Selama ini kebanyakan orang selalu berpikir bahwa minum banyak air
lebih baik bagi tubuh daripada kekurangan air atau dehidrasi. Minum
berlebihan justru bertentangan dengan sinyal biologis manusia.
Para atlet juga seringkali banyak minum air saat berolahraga untuk
menjaga asupan cairan tubuhnya. Sayangnya, kebanyakan minum air bisa
berakibat fatal dan mematikan.
Seorang pelari marathon di Inggris bernama Kate Mori mengikuti
perlombaan London Marathon pada tahun 2007. Itu adalah perlombaan
keempat yang pernah ia ikuti.
Saat itu, suhu sedang mencapai puncaknya pada 23,5 derajat Celcius.

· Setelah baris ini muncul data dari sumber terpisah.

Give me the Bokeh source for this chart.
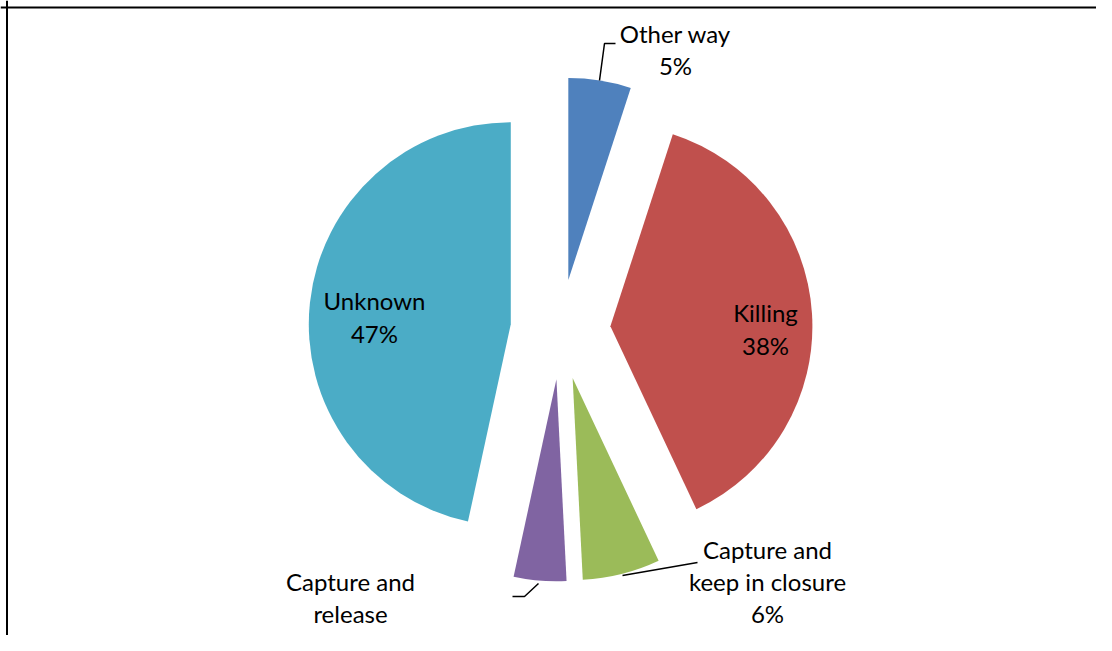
import math
from bokeh.plotting import figure
from bokeh.models import Range1d, Span, ColumnDataSource
from bokeh.embed import file_html
from bokeh.resources import INLINE
from bokeh.core.properties import value

# ---- data ----
categories = ["Other way", "Killing", "Capture and keep in closure", "Capture and release", "Unknown"]
values = [5, 38, 6.2, 4.2, 46.6]
colors = ["#4F81BD", "#C0504D", "#9BBB59", "#8064A2", "#4BACC6"]
label_names = ["Other way", "Killing", "Capture and\nkeep in closure", "Capture and\nrelease", "Unknown"]
show_pct = [True, True, True, False, True]   # the 4% of "Capture and release" is cut off in the original

# ---- layout (pixel coordinates of the reference picture) ----
REF_H = 651
W, H = 1096, 635
def sy(y):
    return REF_H - y

cx, cy = 560.0, sy(329.0)
R = 202.0
EXPLODE = 50.0

label_pos = [(675, 49), (765, 328.5), (767, 581), (350, 597), (374, 316.5)]
leaders = [
    [(599, 80), (604, 43), (615, 43)],
    [],
    [(622, 575), (697, 562)],
    [(538, 583), (524, 596), (512, 596)],
    [],
]

p = figure(width=W, height=H,
           x_range=Range1d(0, W), y_range=Range1d(sy(H), sy(0)),
           output_backend="svg", toolbar_location=None,
           x_axis_type=None, y_axis_type=None, min_border=0,
           outline_line_color=None)
p.background_fill_color = "white"
p.border_fill_color = "white"

total = float(sum(values))
xs, ys, starts, ends = [], [], [], []
cum = 0.0
for v in values:
    a0 = cum / total * 2 * math.pi
    a1 = (cum + v) / total * 2 * math.pi
    mid = (a0 + a1) / 2
    xs.append(cx + EXPLODE * math.sin(mid))
    ys.append(cy + EXPLODE * math.cos(mid))
    starts.append(math.pi / 2 - a1)
    ends.append(math.pi / 2 - a0)
    cum += v

src = ColumnDataSource(dict(x=xs, y=ys, start=starts, end=ends, color=colors, cat=categories))
p.wedge(x="x", y="y", radius=R, start_angle="start", end_angle="end",
        fill_color="color", line_color=None, source=src)

# labels
texts = []
for name, v, sp in zip(label_names, values, show_pct):
    texts.append(f"{name}\n{round(v)}%" if sp else name)
lsrc = ColumnDataSource(dict(x=[q[0] for q in label_pos], y=[sy(q[1]) for q in label_pos], text=texts))
p.text(x="x", y="y", text="text", source=lsrc,
       text_font=value("Lato"), text_font_size="24px", text_color="black",
       text_align="center", text_baseline="middle", text_line_height=1.12)

# leader lines
lx = [[pt[0] for pt in l] for l in leaders if l]
ly = [[sy(pt[1]) for pt in l] for l in leaders if l]
p.multi_line(xs=lx, ys=ly, line_color="black", line_width=1.5)

# frame (left and top edges of the cropped chart area)
p.add_layout(Span(location=6.5, dimension="height", line_color="black", line_width=2))
p.add_layout(Span(location=sy(7), dimension="width", line_color="black", line_width=2))

open("out.html", "w").write(file_html(p, INLINE))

Dengan maksud ingin mempertahankan asupan cairan, Mori berusaha meminum
air sesering mungkin setiap berhenti di sepanjang rute.

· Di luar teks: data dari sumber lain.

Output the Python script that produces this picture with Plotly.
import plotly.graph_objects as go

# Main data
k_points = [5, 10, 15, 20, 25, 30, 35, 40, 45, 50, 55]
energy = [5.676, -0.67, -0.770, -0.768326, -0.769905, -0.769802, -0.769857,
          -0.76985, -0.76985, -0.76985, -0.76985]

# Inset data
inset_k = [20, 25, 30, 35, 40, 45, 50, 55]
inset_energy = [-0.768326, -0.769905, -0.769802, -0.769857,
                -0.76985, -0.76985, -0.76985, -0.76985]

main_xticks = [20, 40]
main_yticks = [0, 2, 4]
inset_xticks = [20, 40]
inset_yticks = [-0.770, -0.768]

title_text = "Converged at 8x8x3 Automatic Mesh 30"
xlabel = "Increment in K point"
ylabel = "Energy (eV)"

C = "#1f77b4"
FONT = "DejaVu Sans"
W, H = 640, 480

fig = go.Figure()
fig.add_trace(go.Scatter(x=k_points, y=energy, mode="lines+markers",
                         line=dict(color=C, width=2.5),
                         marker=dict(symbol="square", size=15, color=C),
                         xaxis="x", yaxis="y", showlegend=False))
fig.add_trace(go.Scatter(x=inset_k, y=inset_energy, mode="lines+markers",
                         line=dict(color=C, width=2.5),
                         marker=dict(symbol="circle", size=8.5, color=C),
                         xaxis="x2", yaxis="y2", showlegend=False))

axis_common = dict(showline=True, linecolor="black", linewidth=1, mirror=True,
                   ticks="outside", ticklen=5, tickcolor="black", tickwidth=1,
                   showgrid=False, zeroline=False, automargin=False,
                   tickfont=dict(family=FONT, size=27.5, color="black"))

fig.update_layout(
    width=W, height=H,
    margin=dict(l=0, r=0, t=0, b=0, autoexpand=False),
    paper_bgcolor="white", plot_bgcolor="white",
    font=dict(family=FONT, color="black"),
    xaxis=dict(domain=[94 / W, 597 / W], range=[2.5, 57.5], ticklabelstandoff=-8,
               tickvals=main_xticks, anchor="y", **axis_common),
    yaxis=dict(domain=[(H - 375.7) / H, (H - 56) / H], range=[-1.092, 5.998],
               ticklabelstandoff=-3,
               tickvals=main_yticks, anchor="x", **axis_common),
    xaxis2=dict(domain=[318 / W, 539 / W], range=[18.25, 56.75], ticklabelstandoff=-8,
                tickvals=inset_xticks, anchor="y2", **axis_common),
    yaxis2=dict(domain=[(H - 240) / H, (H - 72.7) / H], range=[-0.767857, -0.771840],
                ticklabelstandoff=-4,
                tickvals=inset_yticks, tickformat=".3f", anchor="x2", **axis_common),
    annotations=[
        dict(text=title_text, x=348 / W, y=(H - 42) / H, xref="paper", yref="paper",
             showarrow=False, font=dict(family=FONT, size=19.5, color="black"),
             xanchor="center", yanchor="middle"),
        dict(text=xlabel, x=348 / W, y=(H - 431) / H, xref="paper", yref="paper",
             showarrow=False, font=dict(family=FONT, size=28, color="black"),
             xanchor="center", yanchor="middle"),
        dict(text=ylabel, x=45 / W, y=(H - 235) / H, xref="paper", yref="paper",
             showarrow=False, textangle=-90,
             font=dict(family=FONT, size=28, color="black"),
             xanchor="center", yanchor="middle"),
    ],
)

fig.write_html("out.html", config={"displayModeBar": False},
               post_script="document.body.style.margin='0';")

Pada mil ke-18, Mori merasa tubuhnya kurang sehat namun memaksakan diri
untuk tetap mengikuti perlombaan. Mendekati finish, Mori mulai hilang
kesadaran. Sejam kemudian, ia sudah berada di Royal London Hospital
di Whitechapel dengan menderita diare berat, muntah, kebingungan dan
kakinya bergerak seolah-olah sedang berjalan tanpa henti.
Hasil diagnosa menunjukkan Mori bukan pingsan karena dehidrasi, tapi
karena kelebihan cairan. Dokter menduga Mori meminum sekitar 3 liter
air.
“Selama ini, bahaya dehidrasi selama menjalani olahraga yang
membutuhkan daya tahan prima telah dibesar-besarkan. Seorang atlet perlu
mewaspadai bahwa minum cairan berlebihan sebelum, selama atau setelah
berolahraga dapat berakibat fatal,” kata Timotius Noakes, profesor
ilmu olahraga di University of Cape Town, Afrika Selatan seperti
dilansir The Telegraph, Rabu (28/3/2012).
Tidak ada satu pun laporan medis yang menyatakan bahwa dehidrasi
menjadi penyebab kematian pelari maraton. Tapi, kematian yang disebabkan
minum berlebihan telah mengakibatkan setidaknya 12 kematian. Salah
satu contohnya adalah kematian David Rogers ketika mengikuti lomba
London Marathon pada tahun 2007, kematian seorang pelari maraton wanita
asal AS pada tahun 1993 dan juga kematian pemain sepak bola Amerika,
Paul Allen, pada tahun 2010.
Minum terlalu banyak sebelum, saat atau setelah berolahraga ini menyebabkan timbulnya kondisi berbahaya yang disebut exercise-associated hyponatraemia
(EAH). Terkadang kondisi ini disebut intoksikasi air yang ditandai
dengan rendahnya konsentrasi natrium di dalam darah dan menyebabkan otak
membengkak. Akibatnya penderita menjadi kebingungan, kehilangan
kesadaran dan mengalami kejang.
Gejala EAH pertama kali dicatat oleh Prof Noakes pada tahun 1980-an.
Penyebabnya saat itu diduga karena kebanyakan minum dan baru benar-benar
dipastikan pada tahun 1991.
Profesor Sanjay Sharma, konsultan ahli jantung dari St George
Healthcare NHS Trust, London dan direktur medis London Marathon
memperingatkan bahwa kenaikan suhu menyebabkan orang semakin ingin
minum, terutama karena terpengaruh iklan minuman olahraga.
“Banyak pelari merasa perlu minum air di kapan saja ia bisa, terlepas
dari apakah merasa haus atau tidak. Pelari yang lambat paling berisiko
karena lebih lama berada di lintasan. Biasanya diperlukan waktu empat
jam lebih agar cairan yang berlebihan berkumpul dan menyebabkan EAH,”
kata Prof Sharma.
Panduan International Marathon Medical Directors Association
(IMMDA) yang disusun oleh Prof Noakes pada tahun 2003 menyarankan bahwa
minum air hanya untuk mengatasi haus saja sudah cukup untuk menjaga
keseimbangan cairan tubuh. Minum berlebihan justru bertentangan dengan
sinyal biologis manusia.
American College of Sports Medicine (ACSM) berpendapat bahwa untuk menghindari dehidrasi, atlet tidak boleh kehilangan lebih dari 2% berat badan saat berolahraga.